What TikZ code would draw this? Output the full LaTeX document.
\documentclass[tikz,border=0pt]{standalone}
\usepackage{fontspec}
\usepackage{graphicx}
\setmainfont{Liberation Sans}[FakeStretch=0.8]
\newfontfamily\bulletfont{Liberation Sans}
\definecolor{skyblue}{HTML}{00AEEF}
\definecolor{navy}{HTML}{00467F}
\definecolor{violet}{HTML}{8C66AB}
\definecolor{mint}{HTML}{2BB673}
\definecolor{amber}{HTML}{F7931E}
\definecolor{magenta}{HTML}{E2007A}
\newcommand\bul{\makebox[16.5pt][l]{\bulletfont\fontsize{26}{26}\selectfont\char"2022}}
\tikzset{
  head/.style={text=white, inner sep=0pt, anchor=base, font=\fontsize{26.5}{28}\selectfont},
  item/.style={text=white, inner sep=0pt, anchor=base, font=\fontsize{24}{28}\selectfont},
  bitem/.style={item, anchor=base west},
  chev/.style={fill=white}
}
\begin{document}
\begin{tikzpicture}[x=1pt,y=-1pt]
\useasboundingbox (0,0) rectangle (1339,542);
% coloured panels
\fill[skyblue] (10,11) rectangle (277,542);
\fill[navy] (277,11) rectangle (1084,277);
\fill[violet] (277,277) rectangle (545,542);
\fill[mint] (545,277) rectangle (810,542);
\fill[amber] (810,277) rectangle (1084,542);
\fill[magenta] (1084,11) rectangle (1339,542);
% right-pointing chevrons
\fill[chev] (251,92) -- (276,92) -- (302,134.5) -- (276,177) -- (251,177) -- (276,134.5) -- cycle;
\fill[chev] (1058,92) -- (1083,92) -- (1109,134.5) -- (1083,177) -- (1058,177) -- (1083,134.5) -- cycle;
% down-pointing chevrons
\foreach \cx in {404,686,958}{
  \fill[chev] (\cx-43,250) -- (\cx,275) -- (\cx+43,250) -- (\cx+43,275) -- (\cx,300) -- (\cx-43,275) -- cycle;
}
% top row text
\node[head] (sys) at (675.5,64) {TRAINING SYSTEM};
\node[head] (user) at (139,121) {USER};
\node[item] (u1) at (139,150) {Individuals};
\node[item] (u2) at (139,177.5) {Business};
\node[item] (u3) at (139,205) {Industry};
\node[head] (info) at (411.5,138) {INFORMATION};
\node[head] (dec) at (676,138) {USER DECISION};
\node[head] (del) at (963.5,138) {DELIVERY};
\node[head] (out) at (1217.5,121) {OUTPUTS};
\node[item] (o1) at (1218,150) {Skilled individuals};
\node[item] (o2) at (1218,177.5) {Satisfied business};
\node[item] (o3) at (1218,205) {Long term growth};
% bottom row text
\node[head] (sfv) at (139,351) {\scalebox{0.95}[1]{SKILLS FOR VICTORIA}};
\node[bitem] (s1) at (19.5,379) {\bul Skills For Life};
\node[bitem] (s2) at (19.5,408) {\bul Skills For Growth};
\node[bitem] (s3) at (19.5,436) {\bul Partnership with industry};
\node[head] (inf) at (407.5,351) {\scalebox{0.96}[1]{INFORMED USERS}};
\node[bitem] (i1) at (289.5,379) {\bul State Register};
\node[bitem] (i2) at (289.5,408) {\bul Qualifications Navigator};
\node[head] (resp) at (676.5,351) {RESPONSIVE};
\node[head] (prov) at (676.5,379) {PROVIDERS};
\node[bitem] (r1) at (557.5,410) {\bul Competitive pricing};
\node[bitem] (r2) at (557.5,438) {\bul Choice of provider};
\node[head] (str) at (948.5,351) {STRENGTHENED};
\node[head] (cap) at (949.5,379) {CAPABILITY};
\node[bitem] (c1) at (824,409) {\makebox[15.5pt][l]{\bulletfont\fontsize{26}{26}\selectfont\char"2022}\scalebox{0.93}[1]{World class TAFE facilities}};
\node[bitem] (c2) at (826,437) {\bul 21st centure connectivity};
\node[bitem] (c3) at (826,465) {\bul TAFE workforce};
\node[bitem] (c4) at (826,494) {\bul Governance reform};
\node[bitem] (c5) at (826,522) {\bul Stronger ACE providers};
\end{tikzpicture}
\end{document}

SHORT PROBLEM: Nothing should be left out: repeat all of the data exactly.

COMPLETE OUTPUT:
What TikZ code would draw this? Output the full LaTeX document.
\documentclass[tikz,border=0pt]{standalone}
\usepackage{fontspec}
\usepackage{graphicx}
\setmainfont{Liberation Sans}[FakeStretch=0.8]
\newfontfamily\bulletfont{Liberation Sans}
\definecolor{skyblue}{HTML}{00AEEF}
\definecolor{navy}{HTML}{00467F}
\definecolor{violet}{HTML}{8C66AB}
\definecolor{mint}{HTML}{2BB673}
\definecolor{amber}{HTML}{F7931E}
\definecolor{magenta}{HTML}{E2007A}
\newcommand\bul{\makebox[16.5pt][l]{\bulletfont\fontsize{26}{26}\selectfont\char"2022}}
\tikzset{
  head/.style={text=white, inner sep=0pt, anchor=base, font=\fontsize{26.5}{28}\selectfont},
  item/.style={text=white, inner sep=0pt, anchor=base, font=\fontsize{24}{28}\selectfont},
  bitem/.style={item, anchor=base west},
  chev/.style={fill=white}
}
\begin{document}
\begin{tikzpicture}[x=1pt,y=-1pt]
\useasboundingbox (0,0) rectangle (1339,542);
% coloured panels
\fill[skyblue] (10,11) rectangle (277,542);
\fill[navy] (277,11) rectangle (1084,277);
\fill[violet] (277,277) rectangle (545,542);
\fill[mint] (545,277) rectangle (810,542);
\fill[amber] (810,277) rectangle (1084,542);
\fill[magenta] (1084,11) rectangle (1339,542);
% right-pointing chevrons
\fill[chev] (251,92) -- (276,92) -- (302,134.5) -- (276,177) -- (251,177) -- (276,134.5) -- cycle;
\fill[chev] (1058,92) -- (1083,92) -- (1109,134.5) -- (1083,177) -- (1058,177) -- (1083,134.5) -- cycle;
% down-pointing chevrons
\foreach \cx in {404,686,958}{
  \fill[chev] (\cx-43,250) -- (\cx,275) -- (\cx+43,250) -- (\cx+43,275) -- (\cx,300) -- (\cx-43,275) -- cycle;
}
% top row text
\node[head] (sys) at (675.5,64) {TRAINING SYSTEM};
\node[head] (user) at (139,121) {USER};
\node[item] (u1) at (139,150) {Individuals};
\node[item] (u2) at (139,177.5) {Business};
\node[item] (u3) at (139,205) {Industry};
\node[head] (info) at (411.5,138) {INFORMATION};
\node[head] (dec) at (676,138) {USER DECISION};
\node[head] (del) at (963.5,138) {DELIVERY};
\node[head] (out) at (1217.5,121) {OUTPUTS};
\node[item] (o1) at (1218,150) {Skilled individuals};
\node[item] (o2) at (1218,177.5) {Satisfied business};
\node[item] (o3) at (1218,205) {Long term growth};
% bottom row text
\node[head] (sfv) at (139,351) {\scalebox{0.95}[1]{SKILLS FOR VICTORIA}};
\node[bitem] (s1) at (19.5,379) {\bul Skills For Life};
\node[bitem] (s2) at (19.5,408) {\bul Skills For Growth};
\node[bitem] (s3) at (19.5,436) {\bul Partnership with industry};
\node[head] (inf) at (407.5,351) {\scalebox{0.96}[1]{INFORMED USERS}};
\node[bitem] (i1) at (289.5,379) {\bul State Register};
\node[bitem] (i2) at (289.5,408) {\bul Qualifications Navigator};
\node[head] (resp) at (676.5,351) {RESPONSIVE};
\node[head] (prov) at (676.5,379) {PROVIDERS};
\node[bitem] (r1) at (557.5,410) {\bul Competitive pricing};
\node[bitem] (r2) at (557.5,438) {\bul Choice of provider};
\node[head] (str) at (948.5,351) {STRENGTHENED};
\node[head] (cap) at (949.5,379) {CAPABILITY};
\node[bitem] (c1) at (824,409) {\makebox[15.5pt][l]{\bulletfont\fontsize{26}{26}\selectfont\char"2022}\scalebox{0.93}[1]{World class TAFE facilities}};
\node[bitem] (c2) at (826,437) {\bul 21st centure connectivity};
\node[bitem] (c3) at (826,465) {\bul TAFE workforce};
\node[bitem] (c4) at (826,494) {\bul Governance reform};
\node[bitem] (c5) at (826,522) {\bul Stronger ACE providers};
\end{tikzpicture}
\end{document}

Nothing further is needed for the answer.